→ Short task: Print the listing from its top line through the line containing "plt.rcParams['axes.unicode_minus'] = False", nothing more, and leave out the pictures.

* begin Data block *

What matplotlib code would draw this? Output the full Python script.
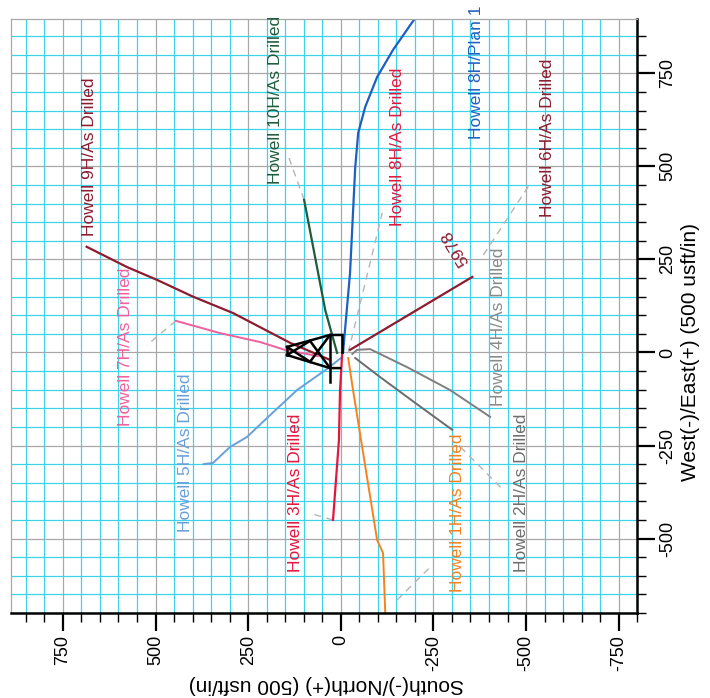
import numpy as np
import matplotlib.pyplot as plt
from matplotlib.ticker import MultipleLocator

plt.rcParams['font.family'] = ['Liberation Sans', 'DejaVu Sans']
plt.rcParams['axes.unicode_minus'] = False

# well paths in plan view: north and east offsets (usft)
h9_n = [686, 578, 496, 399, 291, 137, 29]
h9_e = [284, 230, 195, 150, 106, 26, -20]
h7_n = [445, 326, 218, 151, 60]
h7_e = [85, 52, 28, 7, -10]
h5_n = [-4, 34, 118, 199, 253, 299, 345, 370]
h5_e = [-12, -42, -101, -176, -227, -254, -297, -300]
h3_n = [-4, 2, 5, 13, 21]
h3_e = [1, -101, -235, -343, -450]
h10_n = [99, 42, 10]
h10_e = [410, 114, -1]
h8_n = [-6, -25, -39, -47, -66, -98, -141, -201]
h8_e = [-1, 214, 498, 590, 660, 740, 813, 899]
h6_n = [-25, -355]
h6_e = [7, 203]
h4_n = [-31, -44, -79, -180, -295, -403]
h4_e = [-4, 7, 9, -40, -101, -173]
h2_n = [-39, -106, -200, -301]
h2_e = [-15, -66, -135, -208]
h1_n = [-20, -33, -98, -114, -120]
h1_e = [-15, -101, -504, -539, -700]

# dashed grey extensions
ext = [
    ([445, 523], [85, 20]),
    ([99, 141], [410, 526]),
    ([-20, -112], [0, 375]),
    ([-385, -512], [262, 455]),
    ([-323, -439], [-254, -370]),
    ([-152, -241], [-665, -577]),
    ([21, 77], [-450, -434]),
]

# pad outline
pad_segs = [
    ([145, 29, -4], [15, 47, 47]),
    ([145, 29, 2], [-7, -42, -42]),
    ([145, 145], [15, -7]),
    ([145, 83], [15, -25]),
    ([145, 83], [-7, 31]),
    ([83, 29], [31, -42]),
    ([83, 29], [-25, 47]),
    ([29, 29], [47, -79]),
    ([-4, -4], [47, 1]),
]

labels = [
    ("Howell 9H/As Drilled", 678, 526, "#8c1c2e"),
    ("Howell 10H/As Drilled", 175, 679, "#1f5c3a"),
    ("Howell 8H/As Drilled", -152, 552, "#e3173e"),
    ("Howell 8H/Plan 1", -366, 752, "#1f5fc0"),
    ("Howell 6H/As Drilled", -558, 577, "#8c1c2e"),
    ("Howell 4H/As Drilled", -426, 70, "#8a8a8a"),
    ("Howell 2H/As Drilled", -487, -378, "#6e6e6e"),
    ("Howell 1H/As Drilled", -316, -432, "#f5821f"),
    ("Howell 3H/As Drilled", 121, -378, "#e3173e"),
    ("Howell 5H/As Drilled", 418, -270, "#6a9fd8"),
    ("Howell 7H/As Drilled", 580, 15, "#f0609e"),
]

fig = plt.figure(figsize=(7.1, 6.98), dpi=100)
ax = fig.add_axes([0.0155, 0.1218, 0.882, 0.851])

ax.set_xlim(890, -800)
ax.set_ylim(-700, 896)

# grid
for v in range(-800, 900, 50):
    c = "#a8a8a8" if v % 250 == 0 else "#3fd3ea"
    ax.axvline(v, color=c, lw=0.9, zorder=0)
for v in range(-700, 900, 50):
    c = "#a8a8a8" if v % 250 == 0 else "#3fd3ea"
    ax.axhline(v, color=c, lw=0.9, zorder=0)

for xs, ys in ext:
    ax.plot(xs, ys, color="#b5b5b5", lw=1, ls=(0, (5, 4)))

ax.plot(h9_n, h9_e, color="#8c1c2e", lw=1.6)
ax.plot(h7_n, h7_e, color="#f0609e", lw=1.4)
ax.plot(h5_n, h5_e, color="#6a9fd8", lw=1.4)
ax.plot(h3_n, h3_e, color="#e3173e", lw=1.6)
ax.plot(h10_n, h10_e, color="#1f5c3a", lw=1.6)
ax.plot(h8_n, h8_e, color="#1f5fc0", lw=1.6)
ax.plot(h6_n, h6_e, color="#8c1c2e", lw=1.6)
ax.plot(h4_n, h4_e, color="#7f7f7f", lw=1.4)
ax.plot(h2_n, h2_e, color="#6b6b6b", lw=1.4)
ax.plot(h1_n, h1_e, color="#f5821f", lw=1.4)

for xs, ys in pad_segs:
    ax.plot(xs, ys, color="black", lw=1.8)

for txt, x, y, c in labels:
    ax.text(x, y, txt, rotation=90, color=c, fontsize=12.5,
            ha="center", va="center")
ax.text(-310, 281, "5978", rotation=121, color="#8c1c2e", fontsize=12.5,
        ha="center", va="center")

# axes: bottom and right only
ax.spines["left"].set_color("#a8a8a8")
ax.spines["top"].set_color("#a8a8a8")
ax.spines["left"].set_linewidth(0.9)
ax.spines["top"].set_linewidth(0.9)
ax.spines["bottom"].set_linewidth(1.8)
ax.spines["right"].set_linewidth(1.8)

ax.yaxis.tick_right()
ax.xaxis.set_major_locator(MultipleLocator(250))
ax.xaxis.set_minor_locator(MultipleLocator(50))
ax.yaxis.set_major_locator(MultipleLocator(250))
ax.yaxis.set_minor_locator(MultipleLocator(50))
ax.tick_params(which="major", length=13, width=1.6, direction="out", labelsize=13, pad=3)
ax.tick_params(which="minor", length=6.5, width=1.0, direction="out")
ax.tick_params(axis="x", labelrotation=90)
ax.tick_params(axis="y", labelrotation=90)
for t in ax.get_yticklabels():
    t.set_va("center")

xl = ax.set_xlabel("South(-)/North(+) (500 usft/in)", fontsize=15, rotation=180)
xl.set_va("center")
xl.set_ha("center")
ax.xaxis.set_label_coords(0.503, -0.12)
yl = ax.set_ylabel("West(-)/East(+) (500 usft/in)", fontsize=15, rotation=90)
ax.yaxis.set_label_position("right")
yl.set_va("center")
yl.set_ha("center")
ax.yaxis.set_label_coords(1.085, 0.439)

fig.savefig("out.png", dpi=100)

* end Data block *

→ Solution below:
What matplotlib code would draw this? Output the full Python script.
import numpy as np
import matplotlib.pyplot as plt
from matplotlib.ticker import MultipleLocator

plt.rcParams['font.family'] = ['Liberation Sans', 'DejaVu Sans']
plt.rcParams['axes.unicode_minus'] = False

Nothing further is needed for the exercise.